Trump is the next Hitler
Obama wants to take your guns
Muslims are evil
Men want to abuse you
Bathrooms are dangerous because someone who is transgender might be using them
The world is full of dangers you could be maimed or killed at any moment
The list goes on and on
What it all comes down to is FEAR and as a people we are DROWNING in it.
Sadly, I think instead of trying to save ourselves and actually doing something, we are adding weighted belts of fear and we are drowning faster and faster by the second. As most of you know, I have spent the last few months stuck at home due to illness and so I have had a lot of time to be afraid, to sit and to think.
What are we so afraid of?
I don’t think it is Trump, Obama, guns, Muslims, men, or bathrooms. I think those are the things we name to distract us from what we are really afraid of. We are afraid of our complete and utter lack of control. You, my dear, are in control of absolutely NOTHING. Anything you think, you control, is only an illusion. That is why all of these things bring so much fear into our lives. They make us look at how really small we are and that at the end of the day we are at the mercy of things we cannot see or control and that is really scary.
What if Trump becomes president? What happens if you don’t have a gun? What happens if your neighbor is a Muslim? What happens if men abuse you? What if someone you love is murdered? What if someone you love is gay? What if the person in the stall next to you has genitals that aren’t like yours? What if your little girl is really a little boy? What happens if you die? What happens if everything you believed today proved tomorrow to be a lie? Guess what? All of those thing can happen; YOU will still be YOU and YOU will be okay. In fact, I have survived quite a few of those things. Maybe that is why I don’t fear them anymore. Okay, maybe I do a little.

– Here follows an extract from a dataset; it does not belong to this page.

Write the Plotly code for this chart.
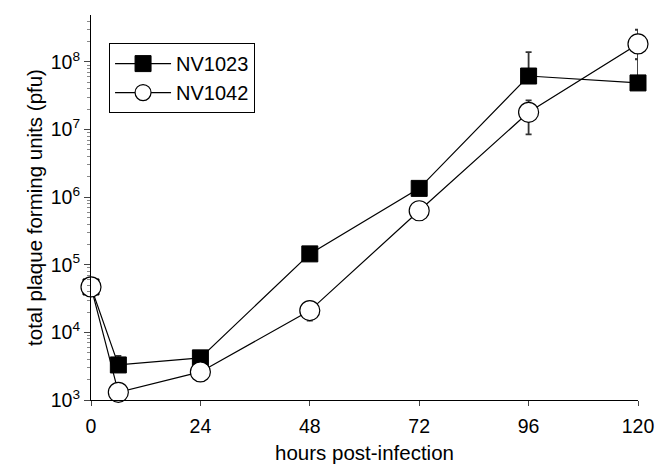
import plotly.graph_objects as go

hours = [0, 6, 24, 48, 72, 96, 120]
nv1023 = [4.7e4, 3.3e3, 4.2e3, 1.45e5, 1.35e6, 6.2e7, 4.9e7]
nv1023_err_up = [0, 1.2e3, 0, 0, 0, 7.8e7, 6.0e7]
nv1023_err_dn = [0, 0, 0, 0, 0, 0, 0]
nv1042 = [4.7e4, 1.3e3, 2.6e3, 2.1e4, 6.3e5, 1.8e7, 1.85e8]
nv1042_err_up = [0, 0, 0, 0, 0, 9e6, 1.15e8]
nv1042_err_dn = [0, 0, 0, 6e3, 0, 9.5e6, 7.5e7]

xticks = [0, 24, 48, 72, 96, 120]
yticks = [1e3, 1e4, 1e5, 1e6, 1e7, 1e8]
yticktext = ["10<sup>3</sup>", "10<sup>4</sup>", "10<sup>5</sup>", "10<sup>6</sup>",
             "10<sup>7</sup>", "10<sup>8</sup>"]

fig = go.Figure()
fig.add_trace(go.Scatter(
    x=hours, y=nv1023, name="NV1023", mode="lines+markers",
    line=dict(color="black", width=1.2),
    marker=dict(symbol="square", size=16, color="black", line=dict(color="black", width=1)),
    error_y=dict(type="data", symmetric=False, array=nv1023_err_up, arrayminus=nv1023_err_dn,
                 color="#333", thickness=1.8, width=3),
    cliponaxis=False,
))
fig.add_trace(go.Scatter(
    x=hours, y=nv1042, name="NV1042", mode="lines+markers",
    line=dict(color="black", width=1.2),
    marker=dict(symbol="circle", size=20, color="white", line=dict(color="black", width=1.2)),
    error_y=dict(type="data", symmetric=False, array=nv1042_err_up, arrayminus=nv1042_err_dn,
                 color="#333", thickness=1.8, width=3),
    cliponaxis=False,
))

fig.update_layout(
    width=667, height=465,
    margin=dict(l=91, r=29, t=15, b=65),
    plot_bgcolor="white", paper_bgcolor="white",
    font=dict(family="Liberation Sans, Arial, sans-serif", size=20, color="black"),
    showlegend=True,
    legend=dict(x=0.033, y=0.927, xanchor="left", yanchor="top",
                bordercolor="black", borderwidth=1, bgcolor="white",
                font=dict(size=20), itemwidth=56, tracegroupgap=2),
    xaxis=dict(range=[0, 120], tickvals=xticks, ticks="outside", ticklen=5,
               ticklabelstandoff=3, automargin=False,
               showline=True, linecolor="black", linewidth=1.2, showgrid=False, zeroline=False,
               title=dict(text="hours post-infection", standoff=10, font=dict(size=20.5)),
               tickfont=dict(size=19.5)),
    yaxis=dict(type="log", range=[3, 8.695], tickvals=yticks, ticktext=yticktext,
               ticks="outside", ticklen=6, showline=True, linecolor="black", linewidth=1.2,
               showgrid=False, zeroline=False, automargin=False,
               minor=dict(dtick="D1", ticks="outside", ticklen=3, tickcolor="#888", showgrid=False),
               title=dict(text="total plaque forming units (pfu)", standoff=2, font=dict(size=20.5)),
               tickfont=dict(size=19.5)),
)

fig.write_html("out.html")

Truthfully, Trump scares me A LOT but only because it touches on what my greatest fear truly is. My only true fear is to have a heart that has become hardened. Listening to Trump and keeping my heart soft is not easy. My greatest fear is not to die, is not to suffer, is not to be raped, or mutilated, or to lose everything, my greatest fear is to look at the person next to me and see the color of their skin, their nationality, their religion before I listen for the sound of their heart. My greatest fear is that I will raise children who will become so deaf by the screaming of the world that they will no longer hear the of the song their heart and beautiful song that their heart can make with another heart heart regardless of where that heart comes from.
Fear Not My Heart Sings
Today, I witnessed my son hear his heart, loud and clear and it broke mine. We are blessed to know many different people of many different faiths, nationalities, and sexual orientations, so my kids are extremely open. Some might even call them bleeding heart liberals. They would say better bleeding hearts then no heart at all, but I digress. So, this son happens to hear one friend attack another friend based purely on their faith, nothing else. So far as we know, they disagree on nothing, except one is Muslim and one is Christian”ish”. My son says nothing except, “I am done.” I know my son; I know what this means. This means he has just cut all ties with his one friend. As mom, my heart breaks because I see the hurt and disappointment in his eyes and I know his heart and it is hurt. I want to say something, I want to help him see both sides, I know I have wisdom I could impart, so I start to speak. And he just looks at me and I know. He says his friend’s name who is Muslim, who was not born here and his eyes turn sad. So much is said without a word.
When he finally has the words to speak, this is what he said:
“IF Trump wins and IF god forbid he sends my friend away, I will go with him.”